Reproduce exactly the run of lines from the one containing "Convert this chart to matplotlib code." through the one containing "-0.32), (-0.86, 1.105)]". Pictures do not belong in the copy.

───── TASK INPUTS ─────

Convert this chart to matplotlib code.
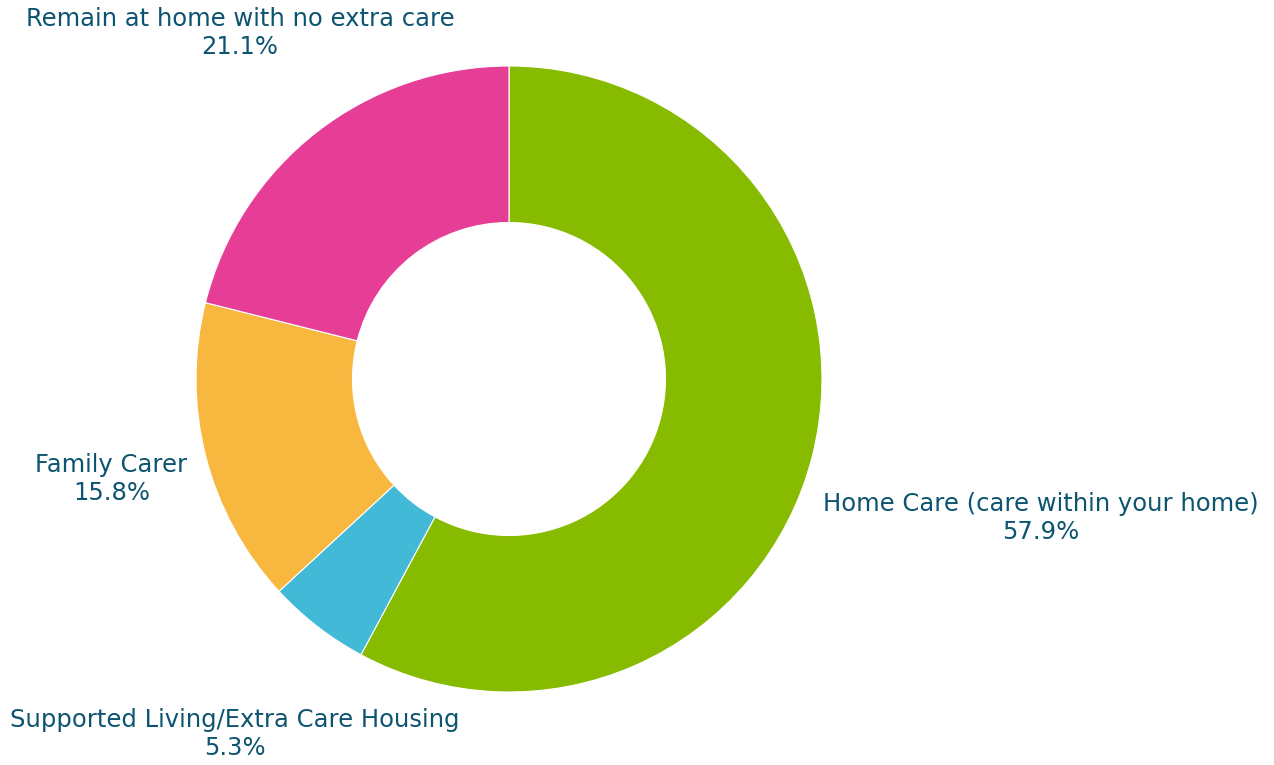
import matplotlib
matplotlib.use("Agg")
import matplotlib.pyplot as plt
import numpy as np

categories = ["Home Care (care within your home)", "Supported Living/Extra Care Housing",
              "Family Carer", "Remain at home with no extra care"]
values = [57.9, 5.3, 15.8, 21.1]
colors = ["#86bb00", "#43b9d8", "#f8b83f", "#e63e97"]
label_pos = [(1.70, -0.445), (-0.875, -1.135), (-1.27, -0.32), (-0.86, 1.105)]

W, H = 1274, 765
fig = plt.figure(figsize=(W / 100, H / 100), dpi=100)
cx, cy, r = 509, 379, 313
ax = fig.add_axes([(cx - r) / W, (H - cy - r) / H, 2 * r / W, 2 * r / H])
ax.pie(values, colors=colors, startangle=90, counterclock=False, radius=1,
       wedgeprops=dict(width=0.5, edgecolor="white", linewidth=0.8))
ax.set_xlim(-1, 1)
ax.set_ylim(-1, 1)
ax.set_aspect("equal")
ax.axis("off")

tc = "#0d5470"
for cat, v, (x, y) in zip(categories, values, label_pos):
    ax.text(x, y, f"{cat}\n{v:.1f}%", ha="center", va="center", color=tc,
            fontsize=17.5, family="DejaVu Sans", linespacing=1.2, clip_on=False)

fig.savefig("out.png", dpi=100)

─────
───── TASK INPUTS ─────

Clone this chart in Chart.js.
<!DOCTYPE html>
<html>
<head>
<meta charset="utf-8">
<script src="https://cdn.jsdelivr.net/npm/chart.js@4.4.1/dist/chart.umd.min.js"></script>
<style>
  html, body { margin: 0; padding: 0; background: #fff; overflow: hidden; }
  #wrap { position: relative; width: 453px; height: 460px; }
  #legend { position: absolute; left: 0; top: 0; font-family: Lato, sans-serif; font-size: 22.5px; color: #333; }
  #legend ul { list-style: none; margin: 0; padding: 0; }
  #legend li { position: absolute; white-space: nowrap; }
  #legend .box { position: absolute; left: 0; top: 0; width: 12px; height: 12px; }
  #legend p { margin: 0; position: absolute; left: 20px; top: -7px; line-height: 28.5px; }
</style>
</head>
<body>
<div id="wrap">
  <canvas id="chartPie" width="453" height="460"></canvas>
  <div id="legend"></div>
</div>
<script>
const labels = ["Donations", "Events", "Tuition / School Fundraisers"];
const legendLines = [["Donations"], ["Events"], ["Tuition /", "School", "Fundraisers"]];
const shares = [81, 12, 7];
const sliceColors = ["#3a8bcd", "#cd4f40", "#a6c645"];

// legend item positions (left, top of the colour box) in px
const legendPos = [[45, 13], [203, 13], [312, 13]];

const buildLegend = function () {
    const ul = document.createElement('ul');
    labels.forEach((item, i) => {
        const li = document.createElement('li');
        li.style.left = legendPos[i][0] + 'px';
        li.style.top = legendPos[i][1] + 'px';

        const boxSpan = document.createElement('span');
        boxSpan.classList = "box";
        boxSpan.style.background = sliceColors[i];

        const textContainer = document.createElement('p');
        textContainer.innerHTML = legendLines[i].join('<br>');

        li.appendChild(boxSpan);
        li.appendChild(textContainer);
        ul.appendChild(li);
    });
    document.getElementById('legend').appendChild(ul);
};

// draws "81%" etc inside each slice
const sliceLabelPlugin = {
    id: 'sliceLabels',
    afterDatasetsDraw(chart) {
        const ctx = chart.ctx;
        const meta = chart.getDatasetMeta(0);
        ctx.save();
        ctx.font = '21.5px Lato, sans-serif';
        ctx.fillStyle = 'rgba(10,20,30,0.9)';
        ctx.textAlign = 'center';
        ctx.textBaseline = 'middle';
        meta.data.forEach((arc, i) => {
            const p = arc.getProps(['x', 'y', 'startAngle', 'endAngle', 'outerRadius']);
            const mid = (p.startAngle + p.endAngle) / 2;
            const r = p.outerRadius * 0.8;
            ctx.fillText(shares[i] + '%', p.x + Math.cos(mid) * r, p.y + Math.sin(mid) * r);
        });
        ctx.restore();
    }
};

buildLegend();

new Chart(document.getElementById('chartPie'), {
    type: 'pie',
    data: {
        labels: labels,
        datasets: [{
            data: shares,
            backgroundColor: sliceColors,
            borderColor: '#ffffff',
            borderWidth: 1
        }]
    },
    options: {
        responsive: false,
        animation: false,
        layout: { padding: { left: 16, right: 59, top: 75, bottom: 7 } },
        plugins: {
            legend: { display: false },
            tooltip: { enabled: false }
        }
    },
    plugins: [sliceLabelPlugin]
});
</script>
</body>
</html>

─────
───── TASK INPUTS ─────

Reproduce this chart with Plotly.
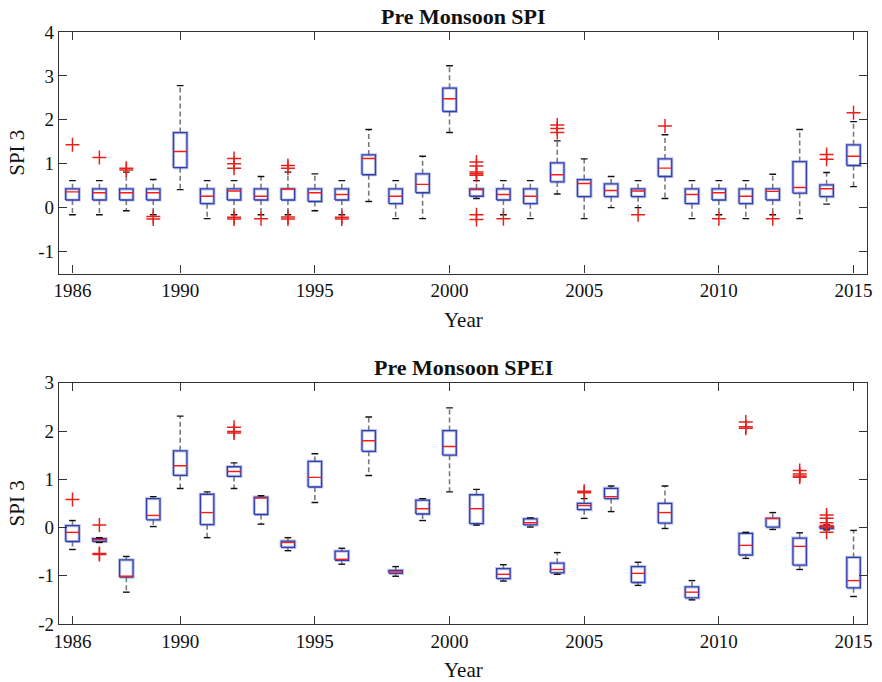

─────

■ **RESULT OF THIS TASK**:
Convert this chart to matplotlib code.
import matplotlib
matplotlib.use("Agg")
import matplotlib.pyplot as plt
import numpy as np

categories = ["Home Care (care within your home)", "Supported Living/Extra Care Housing",
              "Family Carer", "Remain at home with no extra care"]
values = [57.9, 5.3, 15.8, 21.1]
colors = ["#86bb00", "#43b9d8", "#f8b83f", "#e63e97"]
label_pos = [(1.70, -0.445), (-0.875, -1.135), (-1.27, -0.32), (-0.86, 1.105)]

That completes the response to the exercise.